[Begin SUPPLIED INFORMATION]

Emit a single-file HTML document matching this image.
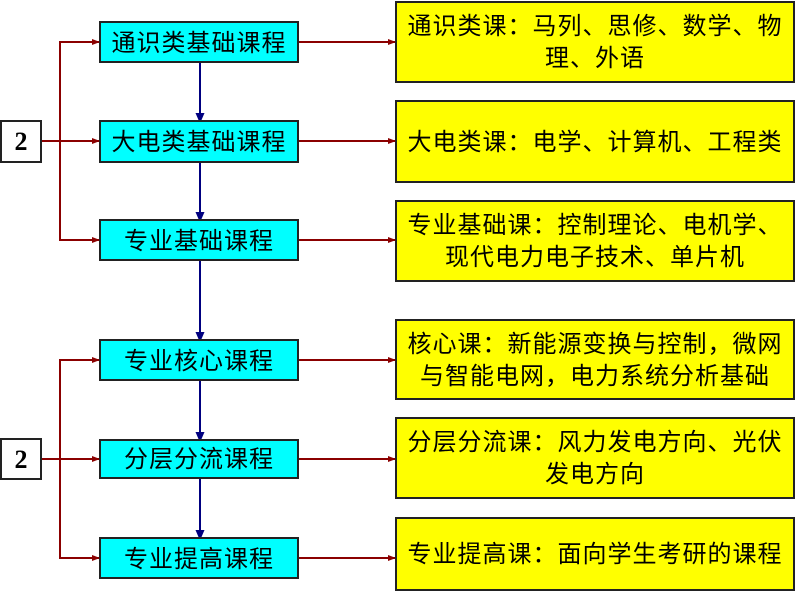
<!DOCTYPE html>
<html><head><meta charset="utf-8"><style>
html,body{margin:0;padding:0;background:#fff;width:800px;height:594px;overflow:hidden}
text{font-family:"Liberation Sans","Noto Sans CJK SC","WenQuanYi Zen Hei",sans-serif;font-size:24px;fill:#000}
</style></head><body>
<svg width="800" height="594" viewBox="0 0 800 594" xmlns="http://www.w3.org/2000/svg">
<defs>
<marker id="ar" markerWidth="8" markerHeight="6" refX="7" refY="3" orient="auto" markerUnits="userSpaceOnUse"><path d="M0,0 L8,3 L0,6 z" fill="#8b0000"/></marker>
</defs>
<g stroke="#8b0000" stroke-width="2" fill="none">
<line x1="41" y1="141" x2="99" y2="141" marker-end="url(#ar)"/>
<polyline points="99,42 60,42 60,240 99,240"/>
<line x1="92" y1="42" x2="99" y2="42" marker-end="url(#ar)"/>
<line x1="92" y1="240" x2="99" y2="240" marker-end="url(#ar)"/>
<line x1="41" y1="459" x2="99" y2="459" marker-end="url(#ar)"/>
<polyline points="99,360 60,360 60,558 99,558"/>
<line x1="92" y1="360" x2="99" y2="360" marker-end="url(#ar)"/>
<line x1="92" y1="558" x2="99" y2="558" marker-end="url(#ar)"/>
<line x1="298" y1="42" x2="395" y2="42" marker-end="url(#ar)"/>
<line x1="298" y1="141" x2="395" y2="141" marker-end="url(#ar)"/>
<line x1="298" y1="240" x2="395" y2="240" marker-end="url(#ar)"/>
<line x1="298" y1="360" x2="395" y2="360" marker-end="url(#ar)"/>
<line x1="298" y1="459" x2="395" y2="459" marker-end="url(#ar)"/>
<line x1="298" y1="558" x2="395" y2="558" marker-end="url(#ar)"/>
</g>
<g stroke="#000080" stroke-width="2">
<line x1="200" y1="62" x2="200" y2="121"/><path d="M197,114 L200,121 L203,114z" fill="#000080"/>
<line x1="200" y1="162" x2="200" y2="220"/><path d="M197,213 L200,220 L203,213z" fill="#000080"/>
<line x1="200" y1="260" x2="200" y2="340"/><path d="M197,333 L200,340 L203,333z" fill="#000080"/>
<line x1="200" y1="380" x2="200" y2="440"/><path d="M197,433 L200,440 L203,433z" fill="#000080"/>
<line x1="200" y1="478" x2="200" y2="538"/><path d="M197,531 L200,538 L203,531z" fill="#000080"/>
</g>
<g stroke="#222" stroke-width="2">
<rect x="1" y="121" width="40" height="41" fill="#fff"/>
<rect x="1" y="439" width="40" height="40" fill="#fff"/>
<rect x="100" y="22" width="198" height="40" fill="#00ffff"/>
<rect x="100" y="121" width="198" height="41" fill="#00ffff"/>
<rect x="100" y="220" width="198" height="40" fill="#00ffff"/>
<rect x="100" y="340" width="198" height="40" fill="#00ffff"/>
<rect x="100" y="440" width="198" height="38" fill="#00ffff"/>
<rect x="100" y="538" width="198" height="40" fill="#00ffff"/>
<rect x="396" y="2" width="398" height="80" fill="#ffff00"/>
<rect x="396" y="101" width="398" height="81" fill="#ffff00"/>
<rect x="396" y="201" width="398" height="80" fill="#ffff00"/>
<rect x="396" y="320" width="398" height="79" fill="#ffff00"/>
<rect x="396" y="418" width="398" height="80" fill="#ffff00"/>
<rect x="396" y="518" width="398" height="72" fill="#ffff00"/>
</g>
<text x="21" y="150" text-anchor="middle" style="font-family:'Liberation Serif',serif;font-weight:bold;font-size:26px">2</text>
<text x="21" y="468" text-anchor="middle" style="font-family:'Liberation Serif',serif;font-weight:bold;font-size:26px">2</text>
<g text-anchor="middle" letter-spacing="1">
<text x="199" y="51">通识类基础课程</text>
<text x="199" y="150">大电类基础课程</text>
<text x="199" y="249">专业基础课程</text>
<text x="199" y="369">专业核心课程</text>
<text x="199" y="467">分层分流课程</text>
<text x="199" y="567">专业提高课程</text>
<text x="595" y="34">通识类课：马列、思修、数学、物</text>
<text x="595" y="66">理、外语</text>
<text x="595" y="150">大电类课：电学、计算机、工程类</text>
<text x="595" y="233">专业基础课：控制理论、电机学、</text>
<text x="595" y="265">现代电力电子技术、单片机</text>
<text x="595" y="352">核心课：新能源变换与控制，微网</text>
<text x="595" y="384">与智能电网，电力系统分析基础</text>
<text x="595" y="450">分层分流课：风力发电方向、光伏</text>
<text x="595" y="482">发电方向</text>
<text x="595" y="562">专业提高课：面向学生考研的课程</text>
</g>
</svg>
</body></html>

[End SUPPLIED INFORMATION]

TASK BRIEF
Copy out the whole listing exactly, and don't carry over any pictures.

THE RESULT
Emit a single-file HTML document matching this image.
<!DOCTYPE html>
<html><head><meta charset="utf-8"><style>
html,body{margin:0;padding:0;background:#fff;width:800px;height:594px;overflow:hidden}
text{font-family:"Liberation Sans","Noto Sans CJK SC","WenQuanYi Zen Hei",sans-serif;font-size:24px;fill:#000}
</style></head><body>
<svg width="800" height="594" viewBox="0 0 800 594" xmlns="http://www.w3.org/2000/svg">
<defs>
<marker id="ar" markerWidth="8" markerHeight="6" refX="7" refY="3" orient="auto" markerUnits="userSpaceOnUse"><path d="M0,0 L8,3 L0,6 z" fill="#8b0000"/></marker>
</defs>
<g stroke="#8b0000" stroke-width="2" fill="none">
<line x1="41" y1="141" x2="99" y2="141" marker-end="url(#ar)"/>
<polyline points="99,42 60,42 60,240 99,240"/>
<line x1="92" y1="42" x2="99" y2="42" marker-end="url(#ar)"/>
<line x1="92" y1="240" x2="99" y2="240" marker-end="url(#ar)"/>
<line x1="41" y1="459" x2="99" y2="459" marker-end="url(#ar)"/>
<polyline points="99,360 60,360 60,558 99,558"/>
<line x1="92" y1="360" x2="99" y2="360" marker-end="url(#ar)"/>
<line x1="92" y1="558" x2="99" y2="558" marker-end="url(#ar)"/>
<line x1="298" y1="42" x2="395" y2="42" marker-end="url(#ar)"/>
<line x1="298" y1="141" x2="395" y2="141" marker-end="url(#ar)"/>
<line x1="298" y1="240" x2="395" y2="240" marker-end="url(#ar)"/>
<line x1="298" y1="360" x2="395" y2="360" marker-end="url(#ar)"/>
<line x1="298" y1="459" x2="395" y2="459" marker-end="url(#ar)"/>
<line x1="298" y1="558" x2="395" y2="558" marker-end="url(#ar)"/>
</g>
<g stroke="#000080" stroke-width="2">
<line x1="200" y1="62" x2="200" y2="121"/><path d="M197,114 L200,121 L203,114z" fill="#000080"/>
<line x1="200" y1="162" x2="200" y2="220"/><path d="M197,213 L200,220 L203,213z" fill="#000080"/>
<line x1="200" y1="260" x2="200" y2="340"/><path d="M197,333 L200,340 L203,333z" fill="#000080"/>
<line x1="200" y1="380" x2="200" y2="440"/><path d="M197,433 L200,440 L203,433z" fill="#000080"/>
<line x1="200" y1="478" x2="200" y2="538"/><path d="M197,531 L200,538 L203,531z" fill="#000080"/>
</g>
<g stroke="#222" stroke-width="2">
<rect x="1" y="121" width="40" height="41" fill="#fff"/>
<rect x="1" y="439" width="40" height="40" fill="#fff"/>
<rect x="100" y="22" width="198" height="40" fill="#00ffff"/>
<rect x="100" y="121" width="198" height="41" fill="#00ffff"/>
<rect x="100" y="220" width="198" height="40" fill="#00ffff"/>
<rect x="100" y="340" width="198" height="40" fill="#00ffff"/>
<rect x="100" y="440" width="198" height="38" fill="#00ffff"/>
<rect x="100" y="538" width="198" height="40" fill="#00ffff"/>
<rect x="396" y="2" width="398" height="80" fill="#ffff00"/>
<rect x="396" y="101" width="398" height="81" fill="#ffff00"/>
<rect x="396" y="201" width="398" height="80" fill="#ffff00"/>
<rect x="396" y="320" width="398" height="79" fill="#ffff00"/>
<rect x="396" y="418" width="398" height="80" fill="#ffff00"/>
<rect x="396" y="518" width="398" height="72" fill="#ffff00"/>
</g>
<text x="21" y="150" text-anchor="middle" style="font-family:'Liberation Serif',serif;font-weight:bold;font-size:26px">2</text>
<text x="21" y="468" text-anchor="middle" style="font-family:'Liberation Serif',serif;font-weight:bold;font-size:26px">2</text>
<g text-anchor="middle" letter-spacing="1">
<text x="199" y="51">通识类基础课程</text>
<text x="199" y="150">大电类基础课程</text>
<text x="199" y="249">专业基础课程</text>
<text x="199" y="369">专业核心课程</text>
<text x="199" y="467">分层分流课程</text>
<text x="199" y="567">专业提高课程</text>
<text x="595" y="34">通识类课：马列、思修、数学、物</text>
<text x="595" y="66">理、外语</text>
<text x="595" y="150">大电类课：电学、计算机、工程类</text>
<text x="595" y="233">专业基础课：控制理论、电机学、</text>
<text x="595" y="265">现代电力电子技术、单片机</text>
<text x="595" y="352">核心课：新能源变换与控制，微网</text>
<text x="595" y="384">与智能电网，电力系统分析基础</text>
<text x="595" y="450">分层分流课：风力发电方向、光伏</text>
<text x="595" y="482">发电方向</text>
<text x="595" y="562">专业提高课：面向学生考研的课程</text>
</g>
</svg>
</body></html>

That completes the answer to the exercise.